The listing below begins with the first line you should copy; stop after the line containing "G1_MAX = [1.62, 2.06, 2.37, 2.17, 1.56]", and drop every picture.

--------------------

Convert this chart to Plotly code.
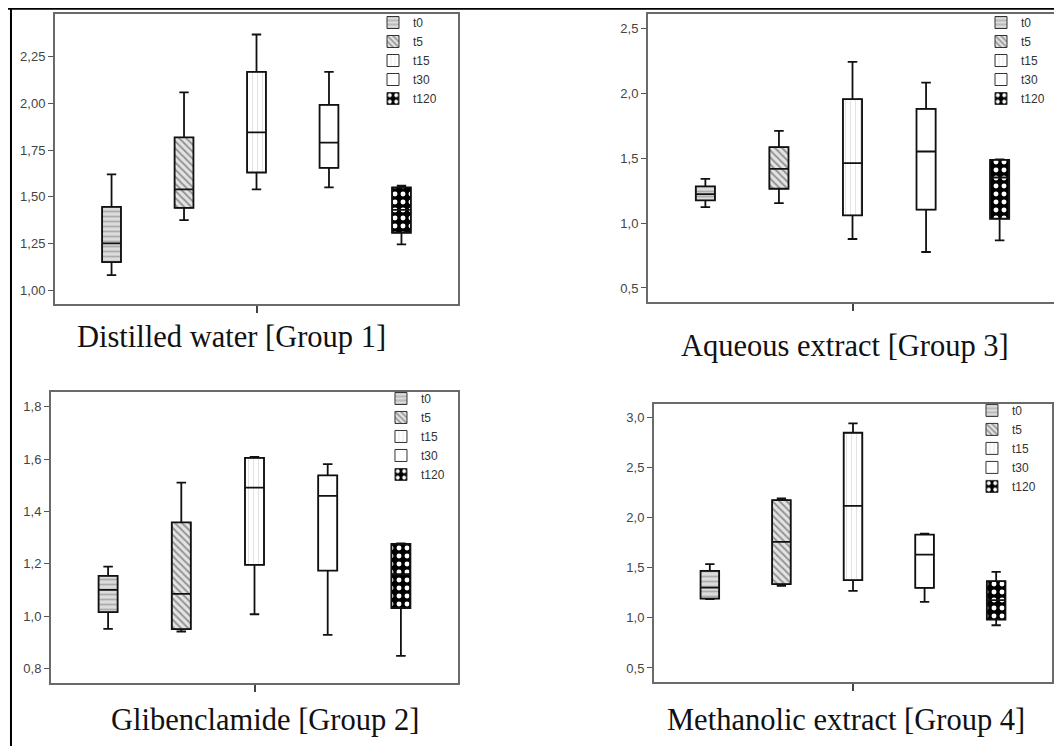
import plotly.graph_objects as go

TIMES = ["t0", "t5", "t15", "t30", "t120"]

PANEL_TITLES = ["Distilled water [Group 1]", "Aqueous extract [Group 3]",
                "Glibenclamide [Group 2]", "Methanolic extract [Group 4]"]

# box statistics per panel (order: t0, t5, t15, t30, t120)
G1_MIN = [1.08, 1.375, 1.54, 1.55, 1.245]
G1_Q1 = [1.15, 1.44, 1.63, 1.655, 1.307]
G1_MED = [1.25, 1.54, 1.845, 1.79, 1.43]
G1_Q3 = [1.446, 1.818, 2.17, 1.993, 1.55]
G1_MAX = [1.62, 2.06, 2.37, 2.17, 1.56]

G3_MIN = [1.123, 1.154, 0.877, 0.777, 0.867]
G3_Q1 = [1.174, 1.264, 1.059, 1.103, 1.033]
G3_MED = [1.223, 1.418, 1.462, 1.551, 1.351]
G3_Q3 = [1.282, 1.585, 1.954, 1.879, 1.487]
G3_MAX = [1.341, 1.71, 2.241, 2.082, 1.49]

G2_MIN = [0.951, 0.941, 1.007, 0.928, 0.848]
G2_Q1 = [1.015, 0.950, 1.196, 1.174, 1.030]
G2_MED = [1.100, 1.085, 1.491, 1.46, 1.16]
G2_Q3 = [1.154, 1.358, 1.605, 1.538, 1.276]
G2_MAX = [1.189, 1.51, 1.609, 1.581, 1.278]

G4_MIN = [1.187, 1.32, 1.27, 1.16, 0.927]
G4_Q1 = [1.193, 1.337, 1.377, 1.30, 0.983]
G4_MED = [1.303, 1.76, 2.12, 1.633, 1.177]
G4_Q3 = [1.47, 2.177, 2.85, 1.833, 1.367]
G4_MAX = [1.537, 2.193, 2.943, 1.843, 1.46]

PANELS = [
    (G1_MIN, G1_Q1, G1_MED, G1_Q3, G1_MAX),
    (G3_MIN, G3_Q1, G3_MED, G3_Q3, G3_MAX),
    (G2_MIN, G2_Q1, G2_MED, G2_Q3, G2_MAX),
    (G4_MIN, G4_Q1, G4_MED, G4_Q3, G4_MAX),
]

# styling
X_DOMAINS = [[0.04426, 0.42373], [0.60264, 0.98776], [0.04049, 0.42373], [0.60829, 0.98305]]
Y_DOMAINS = [[0.60322, 0.99196], [0.60590, 0.99196], [0.09517, 0.48525], [0.09651, 0.46917]]
Y_RANGES = [[0.925, 2.48], [0.392, 2.61], [0.744, 1.857], [0.36, 3.137]]
Y_DTICK = [0.25, 0.5, 0.2, 0.5]
Y_FMT = [".2f", ".1f", ".1f", ".1f"]
LEGEND_POS = [(0.3437, 1.0), (0.9162, 1.0), (0.3512, 0.496), (0.9077, 0.480)]
TITLE_POS = [(0.210, 0.559), (0.788, 0.547), (0.242, 0.0456), (0.789, 0.0456)]

PATTERNS = [
    dict(shape="-", bgcolor="#dcdcdc", fgcolor="#7a7a7a", size=5, solidity=0.35),
    dict(shape="\\", bgcolor="#e4e4e4", fgcolor="#444444", size=5, solidity=0.4),
    dict(shape="|", bgcolor="#ffffff", fgcolor="#c8c8c8", size=5, solidity=0.2),
    dict(shape="", bgcolor="#ffffff", fgcolor="#ffffff", size=5, solidity=0.1),
    dict(shape=".", bgcolor="#000000", fgcolor="#ffffff", fgopacity=1, size=8, solidity=0.3),
]
FILLS = ["#dcdcdc", "#e4e4e4", "#ffffff", "#ffffff", "#000000"]

fig = go.Figure()
layout = dict(
    width=1062, height=746,
    margin=dict(l=0, r=0, t=0, b=0),
    paper_bgcolor="white", plot_bgcolor="white",
    separators=",.",
    barmode="overlay", boxmode="overlay",
    showlegend=True,
    font=dict(family="Liberation Sans, Arial", color="#333"),
)

for p, (mn, q1, med, q3, mx) in enumerate(PANELS):
    sfx = "" if p == 0 else str(p + 1)
    xa, ya = "x" + sfx, "y" + sfx
    lg = "legend" + sfx
    for i, t in enumerate(TIMES):
        fig.add_trace(go.Bar(
            x=[t], y=[q3[i] - q1[i]], base=[q1[i]], width=0.26,
            name=t, legend=lg, xaxis=xa, yaxis=ya,
            marker=dict(color=FILLS[i], pattern=PATTERNS[i],
                        line=dict(color="#333", width=1)),
            hoverinfo="skip",
        ))
    fig.add_trace(go.Box(
        x=TIMES, q1=q1, median=med, q3=q3, lowerfence=mn, upperfence=mx,
        width=0.26, whiskerwidth=0.5, fillcolor="rgba(0,0,0,0)",
        line=dict(color="#111111", width=1.8),
        showlegend=False, xaxis=xa, yaxis=ya,
    ))
    layout["xaxis" + sfx] = dict(
        domain=X_DOMAINS[p], anchor=ya, type="category",
        categoryorder="array", categoryarray=TIMES,
        range=[-0.78, 4.78], tickvals=["t15"], ticktext=[""],
        ticks="outside", ticklen=7, tickwidth=1.5, tickcolor="#444",
        showline=True, mirror=True, linecolor="#6a6a6a", linewidth=2,
        showgrid=False, zeroline=False, fixedrange=True,
    )
    layout["yaxis" + sfx] = dict(
        domain=Y_DOMAINS[p], anchor=xa, range=Y_RANGES[p],
        dtick=Y_DTICK[p], tick0=0, tickformat=Y_FMT[p],
        ticks="outside", ticklen=5, tickwidth=1.2, tickcolor="#555",
        tickfont=dict(size=13, color="#444", family="Liberation Sans, Arial"),
        showline=True, mirror=True, linecolor="#6a6a6a", linewidth=2,
        showgrid=False, zeroline=False, fixedrange=True,
    )
    lx, ly = LEGEND_POS[p]
    layout[lg] = dict(
        x=lx, y=ly, xanchor="left", yanchor="top",
        bgcolor="rgba(0,0,0,0)", borderwidth=0,
        font=dict(size=12, color="#333", family="Liberation Sans, Arial"),
        itemwidth=30, tracegroupgap=0, itemclick=False,
    )

annotations = []
for p, title in enumerate(PANEL_TITLES):
    tx, ty = TITLE_POS[p]
    annotations.append(dict(
        text=title, x=tx, y=ty, xref="paper", yref="paper",
        xanchor="center", yanchor="middle", showarrow=False,
        font=dict(family="Liberation Serif, Times New Roman", size=30.5, color="#111"),
    ))
layout["annotations"] = annotations
layout["shapes"] = [
    dict(type="line", xref="paper", yref="paper", x0=0.0, x1=1.0,
         y0=0.999, y1=0.999, line=dict(color="black", width=2)),
    dict(type="line", xref="paper", yref="paper", x0=0.0028, x1=0.0028,
         y0=0, y1=1.0, line=dict(color="black", width=2)),
]

fig.update_layout(**layout)
fig.write_html("out.html")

--------------------

- _Answer to the task_
Convert this chart to Plotly code.
import plotly.graph_objects as go

TIMES = ["t0", "t5", "t15", "t30", "t120"]

PANEL_TITLES = ["Distilled water [Group 1]", "Aqueous extract [Group 3]",
                "Glibenclamide [Group 2]", "Methanolic extract [Group 4]"]

# box statistics per panel (order: t0, t5, t15, t30, t120)
G1_MIN = [1.08, 1.375, 1.54, 1.55, 1.245]
G1_Q1 = [1.15, 1.44, 1.63, 1.655, 1.307]
G1_MED = [1.25, 1.54, 1.845, 1.79, 1.43]
G1_Q3 = [1.446, 1.818, 2.17, 1.993, 1.55]
G1_MAX = [1.62, 2.06, 2.37, 2.17, 1.56]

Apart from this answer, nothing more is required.